Es ist tatsächlich sehr klein, so ein Senfkorn, klein und unscheinbar. Ganz anders der Strauch. Das kleine schwarze Senfkorn, mit dem Jesus das Reich Gottes vergleicht, wächst tatsächlich innerhalb eines halben Jahres zu einer Staude von über zwei Metern Höhe, aus der dann der schwarze Senf gewonnen wird.
Es ist nicht wirklich ein Baum, aber man versteht, was gemeint ist: Das Wachsen des Reiches Gottes, so sagt Jesus mit seinen Gleichnissen, ist ein unaufhaltsamer Prozess. So wie die Saat im Acker aufgeht, so wird auch Gottes Reich mit Gewissheit kommen. Aber es kommt nicht auf einen Schlag, sondern das Reich Gottes ist ein kleiner Anfang, der unaufhaltsam wächst. Es ist nicht zu bremsen, nicht aufzuhalten.
Weltlage lässt Skepsis aufkommen
Die Lesungen vom 11. Sonntag im Jahreskreis / Lesejahr B zum Hören finden Sie hier.

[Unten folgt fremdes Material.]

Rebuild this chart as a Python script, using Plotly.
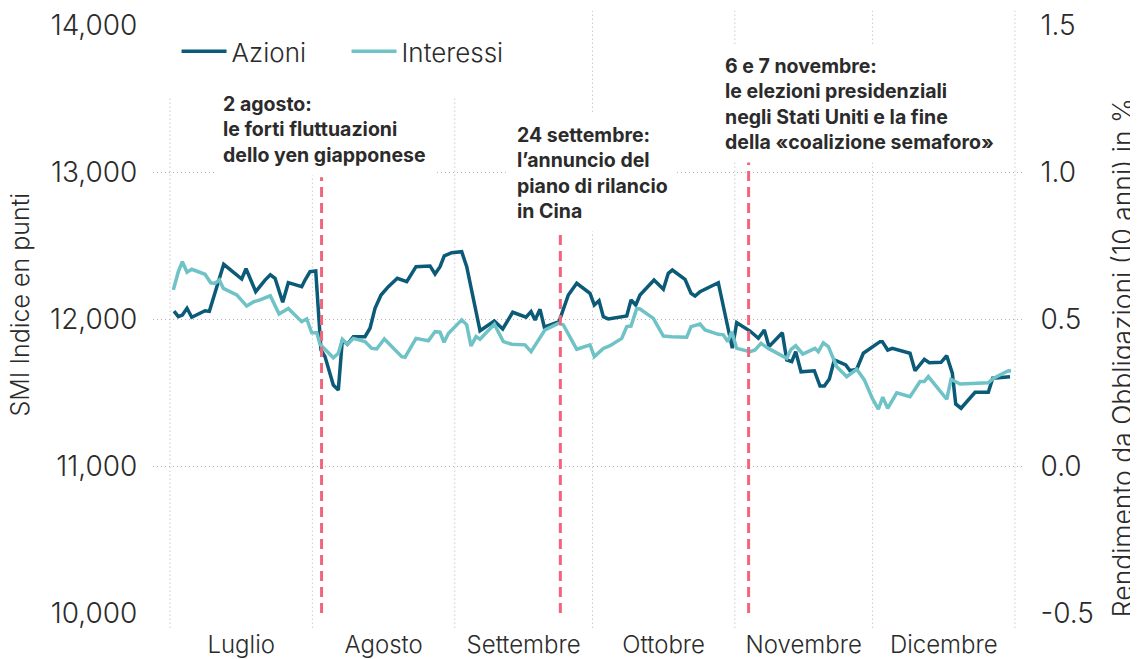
import pandas as pd
import plotly.graph_objects as go

# ---------------- data ----------------
start = pd.Timestamp("2024-07-01")

# SMI (Azioni): days since 1 July 2024, index points
azioni_giorni = [0.87, 1.81, 2.68, 3.70, 4.73, 5.81, 7.62, 8.56, 10.52, 11.69, 13.44, 15.61, 16.55,
                 18.66, 20.69, 21.84, 22.87, 24.54, 25.76, 28.68, 29.40, 30.49, 31.73, 32.88, 33.75,
                 35.56, 36.65, 37.52, 38.61, 39.92, 42.46, 43.55, 44.64, 45.95, 47.54, 49.50, 51.55,
                 53.57, 56.62, 57.71, 58.80, 59.73, 61.35, 63.52, 64.61, 67.51, 70.62, 72.45, 74.63,
                 77.53, 78.62, 79.49, 80.58, 81.51, 84.71, 86.74, 88.57, 90.37, 91.46, 92.40, 93.42,
                 94.36, 95.45, 99.46, 100.39, 101.42, 102.35, 105.40, 107.43, 108.51, 109.39, 112.15,
                 113.46, 114.33, 115.42, 119.40, 122.45, 123.41, 126.31, 128.12, 129.42, 130.44,
                 133.34, 134.30, 135.39, 136.26, 137.41, 140.31, 141.55, 142.49, 143.58, 144.66,
                 147.15, 148.08, 149.54, 150.98, 153.16, 154.62, 155.12, 156.29, 157.29, 161.15,
                 162.24, 164.26, 165.35, 167.90, 169.14, 170.36, 171.10, 172.26, 175.31, 178.20,
                 179.16, 181.12, 182.93]
azioni_valori = [12054, 12016, 12027, 12073, 12012, 12029, 12056, 12052, 12243, 12372, 12327, 12272, 12342,
                 12186, 12265, 12301, 12277, 12114, 12247, 12220, 12265, 12322, 12327, 11789, 11744,
                 11551, 11517, 11857, 11828, 11880, 11880, 11937, 12073, 12163, 12220, 12277, 12254,
                 12356, 12361, 12306, 12356, 12429, 12451, 12458, 12356, 11920, 11986, 11932, 12046,
                 12012, 12050, 11993, 12066, 11944, 11982, 12163, 12243, 12202, 12175, 12095, 12124,
                 12016, 12000, 12020, 12129, 12095, 12163, 12265, 12202, 12311, 12333, 12270,
                 12175, 12156, 12186, 12247, 11801, 11975, 11918, 11869, 11925, 11812,
                 11907, 11721, 11710, 11778, 11641, 11648, 11544, 11544, 11592, 11721,
                 11687, 11648, 11658, 11767, 11816, 11846, 11846, 11789, 11801, 11767,
                 11648, 11726, 11703, 11705, 11750, 11631, 11422, 11393, 11501, 11501,
                 11597, 11603, 11607]

# Rendimento obbligazioni 10 anni (Interessi), %
interessi_giorni = [0.72, 1.81, 2.68, 3.70, 4.73, 7.62, 8.86, 9.80, 10.74, 11.61, 14.53, 16.70, 18.14,
                    19.60, 21.84, 23.74, 25.76, 28.68, 29.77, 30.86, 31.95, 32.67, 35.56, 36.65, 37.52,
                    38.61, 39.92, 42.46, 43.92, 45.01, 46.67, 50.46, 51.18, 53.57, 56.25, 57.71, 58.80,
                    59.67, 60.61, 62.06, 63.52, 64.61, 65.55, 66.64, 67.51, 70.62, 72.58, 74.41, 77.31,
                    78.62, 81.66, 84.56, 85.65, 88.57, 91.46, 92.40, 94.36, 95.82, 98.37, 99.46, 100.39,
                    101.63, 102.35, 105.25, 106.34, 107.43, 109.26, 112.52, 113.46, 115.42, 116.51,
                    119.40, 120.49, 121.45, 122.32, 123.41, 126.31, 127.40, 128.70, 130.29, 134.30,
                    135.23, 136.26, 137.80, 140.46, 141.18, 142.27, 143.36, 145.19, 147.37, 149.54,
                    151.20, 152.94, 154.25, 155.21, 156.29, 158.25, 161.15, 163.33, 164.26, 165.14,
                    169.14, 170.08, 172.04, 178.20, 179.29, 181.12, 182.56, 183.15]
interessi_valori = [0.599, 0.661, 0.695, 0.659, 0.669, 0.652, 0.623, 0.621, 0.633, 0.604, 0.582, 0.544, 0.558,
                    0.565, 0.579, 0.517, 0.536, 0.491, 0.500, 0.453, 0.453, 0.414, 0.368, 0.383, 0.431,
                    0.414, 0.434, 0.423, 0.400, 0.398, 0.432, 0.372, 0.370, 0.434, 0.426, 0.457, 0.455,
                    0.421, 0.451, 0.476, 0.497, 0.480, 0.408, 0.440, 0.431, 0.482, 0.423, 0.414, 0.412,
                    0.389, 0.463, 0.485, 0.480, 0.397, 0.412, 0.372, 0.400, 0.409, 0.434, 0.474, 0.476,
                    0.536, 0.534, 0.502, 0.474, 0.442, 0.440, 0.438, 0.474, 0.483, 0.463,
                    0.448, 0.446, 0.423, 0.457, 0.400, 0.389, 0.395, 0.417, 0.400, 0.366,
                    0.397, 0.409, 0.381, 0.400, 0.389, 0.419, 0.406, 0.338, 0.304, 0.329,
                    0.293, 0.230, 0.193, 0.234, 0.196, 0.249, 0.236, 0.287, 0.287, 0.304,
                    0.227, 0.295, 0.279, 0.283, 0.298, 0.313, 0.324, 0.323]

mesi_inizio = ["2024-07-01", "2024-08-01", "2024-09-01", "2024-10-01", "2024-11-01", "2024-12-01", "2025-01-01"]
mesi_centro = ["2024-07-16 12:00", "2024-08-16 12:00", "2024-09-16", "2024-10-16 12:00", "2024-11-16", "2024-12-16 12:00"]
mesi_nomi = ["Luglio", "Agosto", "Settembre", "Ottobre", "Novembre", "Dicembre"]

y_tick_vals = [10000, 11000, 12000, 13000, 14000]
y2_tick_vals = [-0.5, 0.0, 0.5, 1.0, 1.5]
y2_tick_text = ["-0.5", "0.0", "0.5", "1.0", "1.5"]

titolo_y = "SMI Indice en punti"
titolo_y2 = "Rendimento da Obbligazioni (10 anni) in %"

eventi_date = ["2024-08-03", "2024-09-24", "2024-11-04"]
eventi_testi = [
    "2 agosto:<br>le forti fluttuazioni<br>dello yen giapponese",
    "24 settembre:<br>l’annuncio del<br>piano di rilancio<br>in Cina",
    "6 e 7 novembre:<br>le elezioni presidenziali<br>negli Stati Uniti e la fine<br>della «coalizione semaforo»",
]

# ---------------- style ----------------
C_AZ = "#0b5a78"
C_INT = "#6fc2c6"
C_EV = "#f0667d"
C_GRID = "#b4b4b4"
C_TXT = "#2b2b2b"
FONT = "Inter"

azioni_x = start + pd.to_timedelta(azioni_giorni, unit="D")
interessi_x = start + pd.to_timedelta(interessi_giorni, unit="D")

fig = go.Figure()
fig.add_trace(go.Scatter(x=azioni_x, y=azioni_valori, name="Azioni", mode="lines",
                         line=dict(color=C_AZ, width=3.5)))
fig.add_trace(go.Scatter(x=interessi_x, y=interessi_valori, name="Interessi", mode="lines",
                         line=dict(color=C_INT, width=3.5), yaxis="y2"))

# vertical month grid lines (extend slightly beyond plot)
for d in mesi_inizio:
    fig.add_shape(type="line", xref="x", yref="paper", x0=d, x1=d, y0=-0.025, y1=1.024,
                  line=dict(color=C_GRID, width=1, dash="1px,3px"), layer="below")

# white box behind the legend
fig.add_shape(type="rect", xref="paper", yref="paper", x0=-0.01, x1=0.449, y0=0.879, y1=1.06,
              fillcolor="white", line=dict(width=0), layer="between")

# event lines + labels
ev_top = [0.741, 0.655, 0.770]  # paper fraction where each dashed line starts
ann_pos = [(0.070, 0.901), (0.407, 0.849), (0.646, 0.966)]
for d, top, txt, (ax_, ay_) in zip(eventi_date, ev_top, eventi_testi, ann_pos):
    fig.add_shape(type="line", xref="x", yref="paper", x0=d, x1=d, y0=0, y1=top,
                  line=dict(color=C_EV, width=3, dash="10px,6px"), layer="above")
    fig.add_annotation(xref="paper", yref="paper", x=ax_, y=ay_, xanchor="left", yanchor="top",
                       text=txt, showarrow=False, align="left", bgcolor="white", borderpad=8,
                       font=dict(family=FONT, size=19.5, color=C_TXT, weight="bold"))

# axis titles
fig.add_annotation(xref="paper", yref="paper", x=-0.153, y=0.524, xanchor="center", yanchor="middle",
                   text=titolo_y, textangle=-90, showarrow=False,
                   font=dict(family=FONT, size=25, color=C_TXT, weight=300))
fig.add_annotation(xref="paper", yref="paper", x=1.1112, y=0.435, xanchor="center", yanchor="middle",
                   text=titolo_y2, textangle=-90, showarrow=False,
                   font=dict(family=FONT, size=26.5, color=C_TXT, weight=300))

fig.update_layout(
    width=1130, height=651,
    margin=dict(l=145, r=113, t=17, b=46, autoexpand=False),
    paper_bgcolor="white", plot_bgcolor="white",
    font=dict(family=FONT, color=C_TXT),
    showlegend=True,
    legend=dict(orientation="h", x=0.027, y=0.955, xanchor="left", yanchor="middle",
                bgcolor="rgba(0,0,0,0)", font=dict(family=FONT, size=26, color=C_TXT, weight=300),
                entrywidth=110, entrywidthmode="pixels", itemwidth=45),
    xaxis=dict(type="date", range=["2024-06-27 07:00", "2025-01-03 04:30"],
               tickvals=mesi_centro, ticktext=mesi_nomi, showgrid=False, zeroline=False,
               showline=False, ticks="outside", ticklen=10, tickcolor="rgba(0,0,0,0)",
               tickfont=dict(family=FONT, size=24, color=C_TXT, weight=300)),
    yaxis=dict(range=[10000, 14000], tickvals=y_tick_vals, tickformat=",d",
               showgrid=True, gridcolor=C_GRID, griddash="1px,3px", gridwidth=1, zeroline=False,
               ticks="outside", ticklen=9, tickcolor="rgba(0,0,0,0)", ticklabeloverflow="allow",
               tickfont=dict(family=FONT, size=28, color=C_TXT, weight=300)),
    yaxis2=dict(range=[-0.5, 1.5], overlaying="y", side="right", tickvals=y2_tick_vals,
                ticktext=y2_tick_text, showgrid=False, zeroline=False,
                ticks="outside", ticklen=9, tickcolor="rgba(0,0,0,0)", ticklabeloverflow="allow",
                tickfont=dict(family=FONT, size=28, color=C_TXT, weight=300)),
)

fig.write_html("out.html")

Ein Blick auf unsere derzeitige Weltlage lässt allerdings Skepsis zurück: Es herrschen Kriege, Terror, Gewalt, Ungerechtigkeit und Zerstörung der Lebensräume. Zwei Drittel der Menschheit lebt in Armut. Die Industrienationen pflegen einen Lebensstil, den die Welt sich nicht leisten kann. Der Klimawandel ist allgegenwärtig. Europa baut sich zur Festung aus und schottet sich vor dem Elend der Geflüchteten ab. Wo ist da das Reich Gottes?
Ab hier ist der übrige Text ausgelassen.